R. Reuven Bachar Yaakov (1729-1806), Torah scholar and kabbalist, rabbi of Sofia, and later of Safed. Born in Sofia, he studied there under R. Shlomo Shalem. He married the daughter of R. David son of R. Shmuel Majar. R. Reuven was the uncle of R. Avraham Alkalai, author of Zechor LeAvraham (who mentions his uncle in his book, with the acronym: R.B.Y. = Reuven Bachar Yaakov). R. Reuven was an expert scribe and copied kabbalistic manuscripts, including the composition of his father-in-law, Chasdei David (later published by R. Yaakov Shealtiel Ninio, in Emet LeYaakov, Livorno 1843-1844), and other kabbalistic compositions (see: R. Moshe Hillel, Identity of the Copyist of the Book Etz Chaim with a Colophon from 1579, Chitzei Giborim, X, Nisan 2017, p. 883).
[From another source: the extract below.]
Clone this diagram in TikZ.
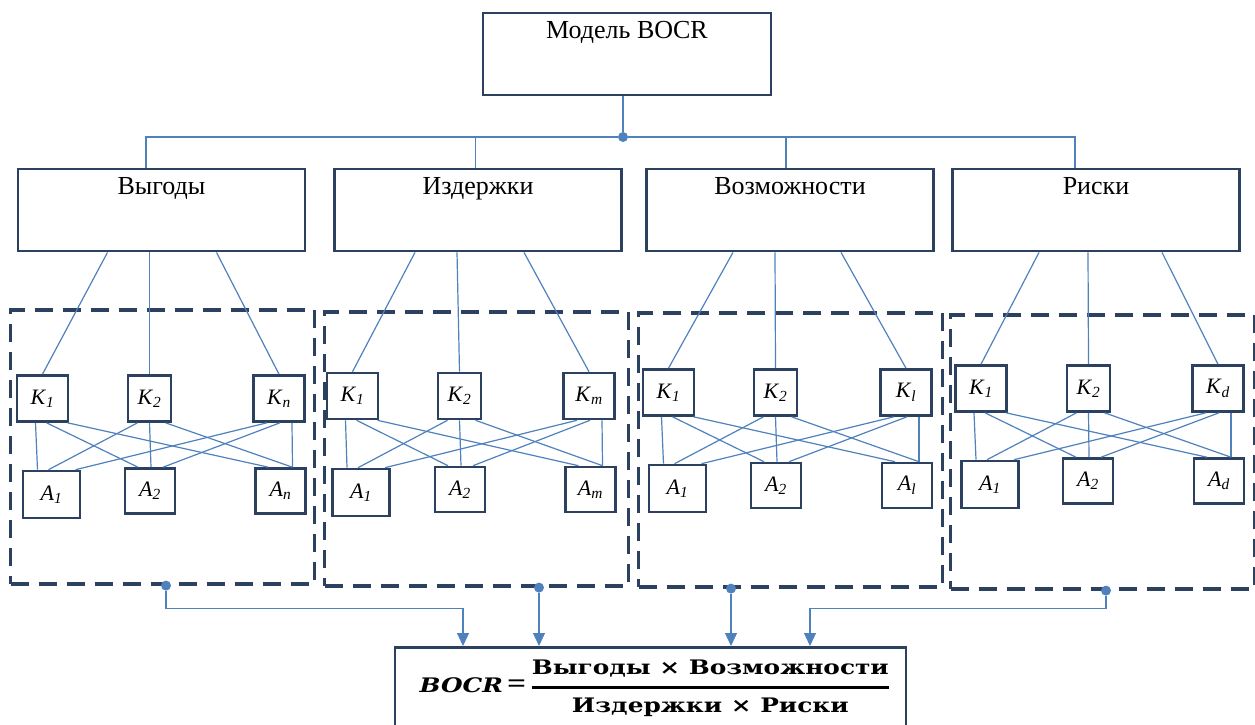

In 1768, he wished to immigrate to Eretz Israel, but was held up in Salonika and Constantinople, never reaching Eretz Israel. He instead returned to Sofia and resumed his position as rabbi of the city. In the 1790s, he finally fulfilled his dreams and immigrated to Eretz Israel, settling in Safed, where he was appointed rabbi of the city (see: Rosanes, Korot HaYehudim BeTurkia VeArtzot HaKedem, V, chapter II, Sofia 1937-1938, pp. 106-109).
[2] leaves (title page with additional leaf joined to it – leaf 69 of Bechinat Olam). 19.5 cm. Fair condition. Stains, tears and wear (not affecting text).